Where I shoot now, I only have about 12 feet by 15 feet.

To say it is cramped, is an understatement. I'm basically limited to shooting headshots, waist up shots, or maybe somebody scrunched up in a chair.

However, even with those limitations, you can still get some decent shots in cramped quarters.

Tips: Try to have the model as far away as possible from any backdrop. Even a couple of feet more of seperation can make a difference.

Try to avoid spill from your main light onto the backdrop to avoid harsh shadows.

You can take some really nice shots with nothing more than a single big softbox and a hairlight.

Whether you are in a big studio or small, you still have to control the light.

Even with the severe limitations I shoot under, I still get respectable shots.

I do miss my big shooting room though......

Bigger is always better, but don't let a limitation in space be an excuse for shooting poor shots.

I've seen some shots a friend of mine takes on his front porch. He uses the porch to block harsh daytime light, sets a light up facing out towards the street, and uses a longer lens and stands in his doorway.

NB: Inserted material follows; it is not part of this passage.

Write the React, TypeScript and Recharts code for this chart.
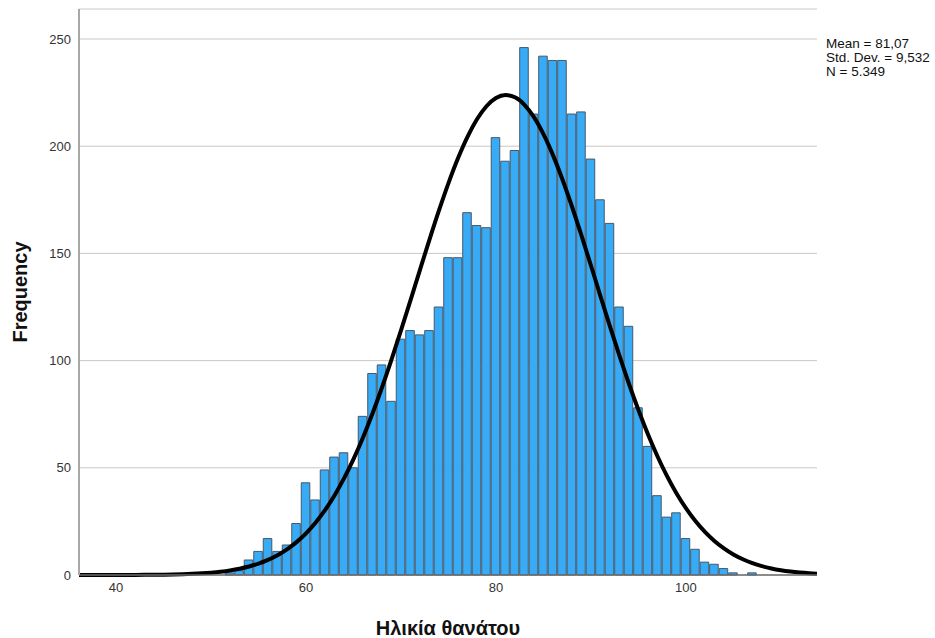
import React from 'react';
import { ComposedChart, Bar, Line, XAxis, YAxis, CartesianGrid, Label } from 'recharts';

// age at death, one bin per year (bin centres)
const ages = [
  52, 53, 54, 55, 56, 57, 58, 59, 60, 61, 62, 63, 64, 65, 66, 67, 68, 69, 70, 71,
  72, 73, 74, 75, 76, 77, 78, 79, 80, 81, 82, 83, 84, 85, 86, 87, 88, 89, 90, 91,
  92, 93, 94, 95, 96, 97, 98, 99, 100, 101, 102, 103, 104, 105, 106, 107,
];
const counts = [
  1, 2, 7, 11, 17, 11, 14, 24, 43, 35, 49, 55, 57, 50, 74, 94, 98, 81, 110, 114,
  112, 114, 125, 148, 148, 169, 163, 162, 204, 193, 198, 246, 215, 242, 240, 240, 215, 216, 194, 175,
  164, 125, 116, 78, 60, 37, 27, 29, 17, 12, 6, 5, 3, 1, 0, 1,
];

const xTicks = [40, 60, 80, 100];
const yTicks = [0, 50, 100, 150, 200, 250];

const mean = 81.07;
const stdDev = 9.532;
const n = 5349;

const statLines = ['Mean = 81,07', 'Std. Dev. = 9,532', 'N = 5.349'];

const FONT = '"Liberation Sans", Arial, sans-serif';

// fitted normal curve scaled to a 1-year bin
const normal = (x: number) =>
  (n / (stdDev * Math.sqrt(2 * Math.PI))) * Math.exp(-((x - mean) ** 2) / (2 * stdDev * stdDev));

const countByAge = new Map(ages.map((a, i) => [a, counts[i]]));
const data: { x: number; count: number | null; curve: number }[] = [];
for (let x = 36; x <= 114; x++) {
  data.push({ x, count: countByAge.has(x) ? (countByAge.get(x) as number) : null, curve: normal(x) });
}

export default function App() {
  return (
    <div style={{ position: 'absolute', left: 0, top: 0, width: 935, height: 638, background: '#fff', fontFamily: FONT }}>
      <ComposedChart
        width={935}
        height={638}
        data={data}
        barCategoryGap={0}
        barGap={0}
        margin={{ top: 9, right: 118, bottom: 33, left: 0 }}
      >
        <CartesianGrid vertical={false} stroke="#c8c8c8" />
        <XAxis
          dataKey="x"
          type="number"
          domain={[36.1, 113.8]}
          allowDataOverflow
          ticks={xTicks}
          tickLine={false}
          axisLine={{ stroke: '#6e6e6e', strokeWidth: 1.5 }}
          tick={{ fontSize: 13, fill: '#333', fontFamily: FONT }}
          height={30}
        >
          <Label
            content={() => (
              <text x={448} y={635} textAnchor="middle" fontSize={20} fontWeight="bold" fill="#111" fontFamily={FONT}>
                Ηλικία θανάτου
              </text>
            )}
          />
        </XAxis>
        <YAxis
          type="number"
          domain={[0, 264]}
          ticks={yTicks}
          width={79}
          tickLine={false}
          axisLine={{ stroke: '#a8a8a8', strokeWidth: 2 }}
          tick={{ fontSize: 13, fill: '#333', fontFamily: FONT }}
        >
          <Label
            content={() => (
              <text
                x={27}
                y={292}
                transform="rotate(-90, 27, 292)"
                textAnchor="middle"
                fontSize={20}
                fontWeight="bold"
                fill="#111"
                fontFamily={FONT}
              >
                Frequency
              </text>
            )}
          />
        </YAxis>
        <Bar dataKey="count" barSize={9.5} fill="#38abf6" stroke="#44586b" strokeWidth={1} isAnimationActive={false} />
        <Line dataKey="curve" type="monotone" stroke="#000" strokeWidth={4} dot={false} activeDot={false} isAnimationActive={false} />
      </ComposedChart>
      <div style={{ position: 'absolute', left: 826, top: 37, fontSize: 13.5, lineHeight: '14px', color: '#111', whiteSpace: 'pre' }}>
        {statLines.map((s) => (
          <div key={s}>{s}</div>
        ))}
      </div>
    </div>
  );
}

Because the background (trees) are all the way across the street, and with the constrained cropping, you would think he shot them in a park or something.

I've seen some cool shots on here I think J.T. posted and he actually shot a girl sitting inside the front seat of a car with the window open.

They are close ups and you wouldn't beleive that they were shot anywhere else but a studio.

Learning to use the space and area you have available will come in handy if and when you graduate to a larger place.